In the video 'Language Model and Sequence Generation", Andrew Ng describes that the output of y(3) is trying to estimate p(y3 | y2, y1). This seems very similar to the more traditional Markov Chain. I’m curious about the similarities and differences between those approaches. Here is my first take of it:
-
A second order Markov model will also provide p(y3 | y2, y1). The difference is that the Markov model tries to estimate the sample probability from the data, where the RNN trains a neural network to predict this probability. Also given the high dimensionality of x/y (10.000 was mentioned for NLP scenario), I gues it would be relatively tricky to estimate all probabilities of different combinations using a higher-order Markov model.
-
A Nth-order Markov model will only give you an estimate of p(y_i | y_(i-1) … y_(i-N) ).

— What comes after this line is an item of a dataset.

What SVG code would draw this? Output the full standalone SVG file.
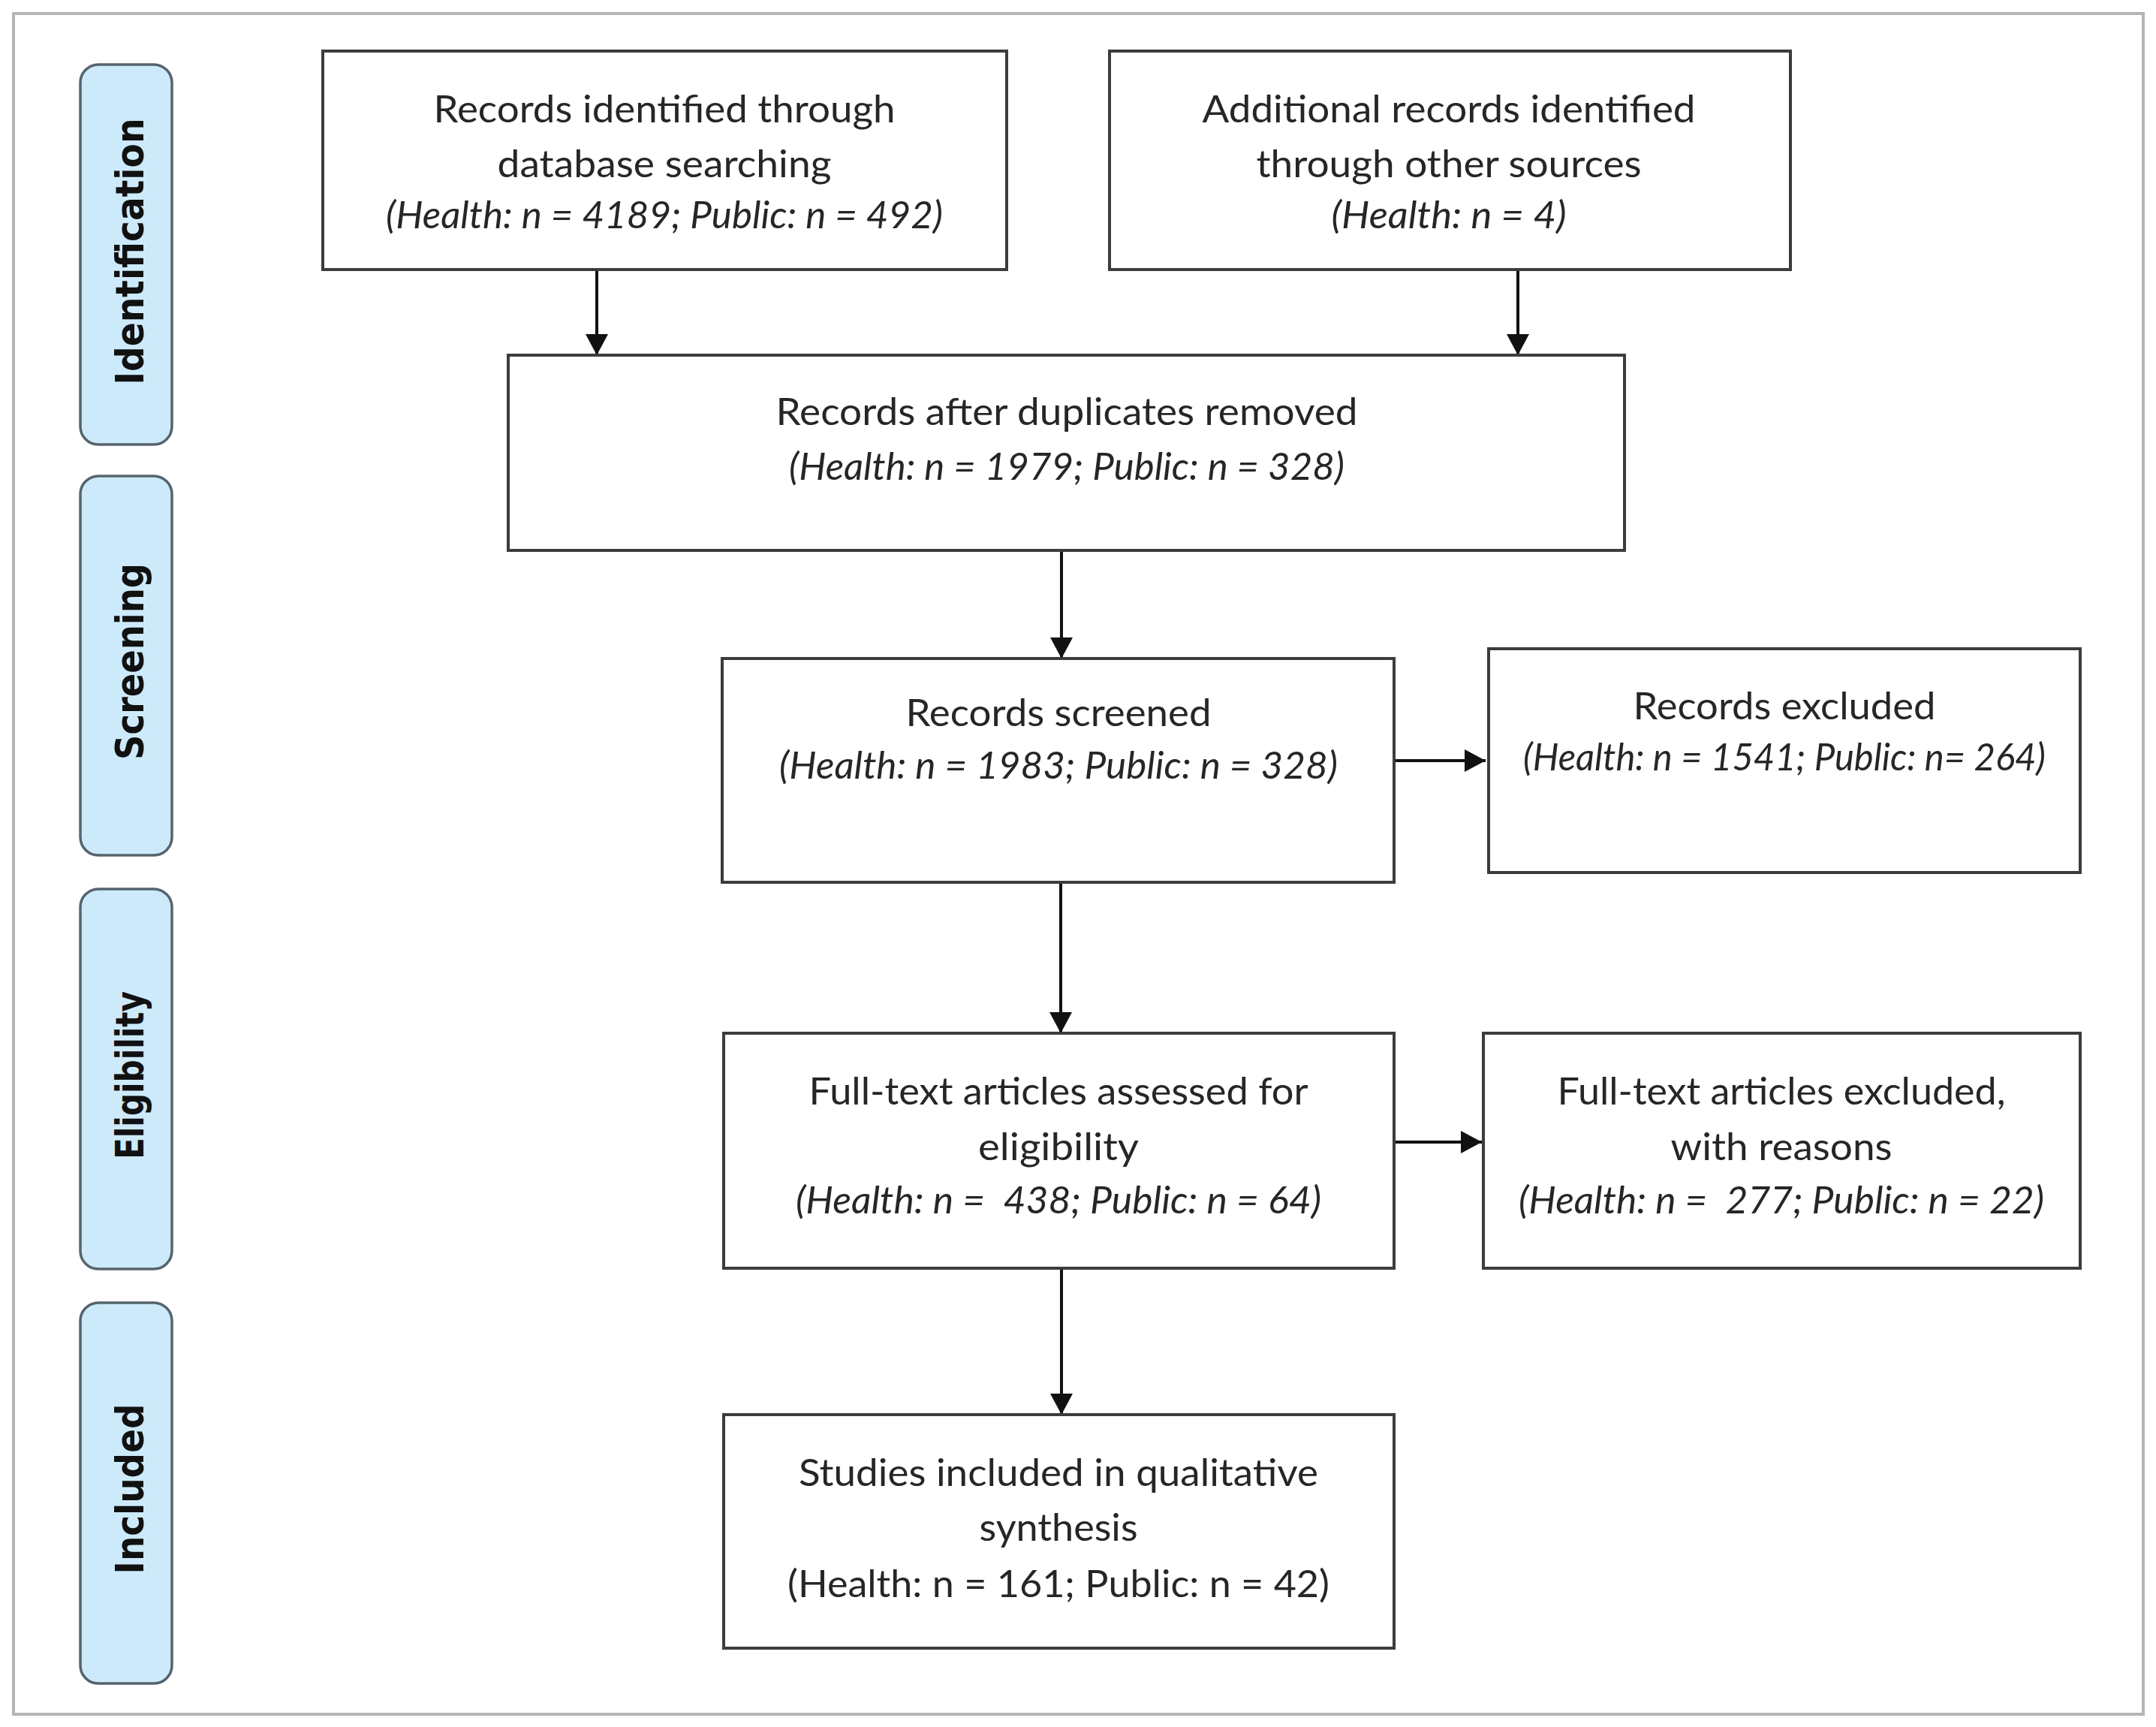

The RNN described in the lecture (ignoring vanishing gradient issue for now) can give you p(y_i | y_(i-1) … y_1 ) ), since it passes through information from all previous elements.
-
Combining the two above, you could argue the RRN is actually using the same structure as a higher order Markov chain, the difference being it’s using a neural network for estimating the probabilities rather than using sample probabillites.
What do you think of this comparison? Did I miss something or do you agree? Curious to hear your thoughts!